• WHAT YOU SHOULD DO:
Count the lines below that contain "matplotlib". Give only the number.

• SUPPLIED MATERIAL:
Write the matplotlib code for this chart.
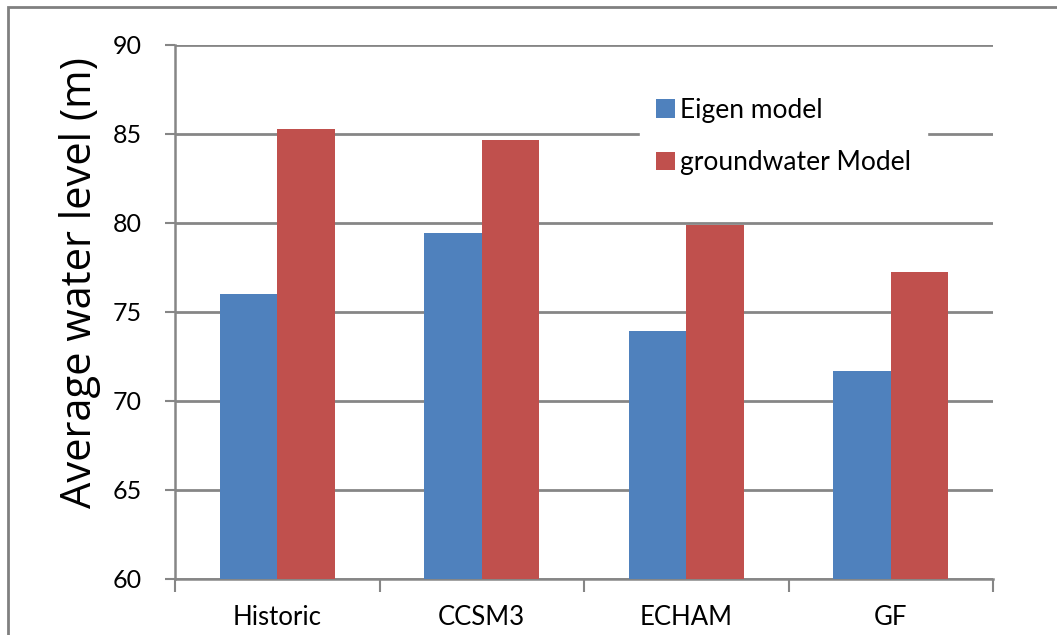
import numpy as np
import matplotlib.pyplot as plt
from matplotlib.patches import Rectangle

# data
categories = ['Historic', 'CCSM3', 'ECHAM', 'GF']
eigen = [76.0, 79.4, 73.9, 71.7]
groundwater = [85.25, 84.65, 79.85, 77.25]
series_names = ['Eigen model', 'groundwater Model']
yticks = [60, 65, 70, 75, 80, 85, 90]

blue = '#4f81bd'
red = '#c0504d'
grey = '#868686'

plt.rcParams['font.family'] = ['Lato', 'DejaVu Sans']

fig = plt.figure(figsize=(10.57, 6.35), dpi=100)
# outer chart frame (top and left edges visible)
fig.patches.append(Rectangle((8 / 1057, -0.1), 1.2, 1 - 7 / 635 + 0.1,
                             transform=fig.transFigure, fill=False,
                             edgecolor='#808080', linewidth=2.0))

ax = fig.add_axes([175 / 1057, 1 - 579 / 635, (993 - 175) / 1057, (579 - 44.5) / 635])

x = np.arange(len(categories))
w = 0.28
ax.bar(x - w / 2, eigen, w, color=blue, label=series_names[0], zorder=3)
ax.bar(x + w / 2, groundwater, w, color=red, label=series_names[1], zorder=3)

ax.set_xlim(-0.5, len(categories) - 0.5)
ax.set_ylim(60, 90)
ax.set_yticks(yticks)
ax.set_yticklabels([str(v) for v in yticks], fontsize=18)
ax.set_xticks(x)
ax.set_xticklabels(categories, fontsize=18.5)
ax.tick_params(axis='x', length=0, pad=19)
ax.tick_params(axis='y', length=7, width=1.5, color=grey, pad=17)

# category separator ticks on x axis
ax.set_xticks(np.arange(len(categories) + 1) - 0.5, minor=True)
ax.tick_params(axis='x', which='minor', length=9, width=1.5, color=grey)

ax.yaxis.grid(True, color=grey, linewidth=2, zorder=0)
ax.set_axisbelow(True)
for s in ['top', 'right']:
    ax.spines[s].set_visible(False)
for s in ['left', 'bottom']:
    ax.spines[s].set_color(grey)
    ax.spines[s].set_linewidth(1.8)

ax.set_ylabel('Average water level (m)', fontsize=30, family=['Open Sans', 'DejaVu Sans'])
ax.yaxis.set_label_coords(-0.090, 0.555)

leg = ax.legend(loc='center left', bbox_to_anchor=(0.5526, 0.828), fontsize=19,
                frameon=True, facecolor='white', edgecolor='white', framealpha=1,
                fancybox=False, handlelength=0.7, handleheight=0.7, handletextpad=0.2,
                labelspacing=1.05, borderpad=0.6)

fig.savefig('out.png', dpi=100, facecolor='white')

• ANSWER BELOW:
3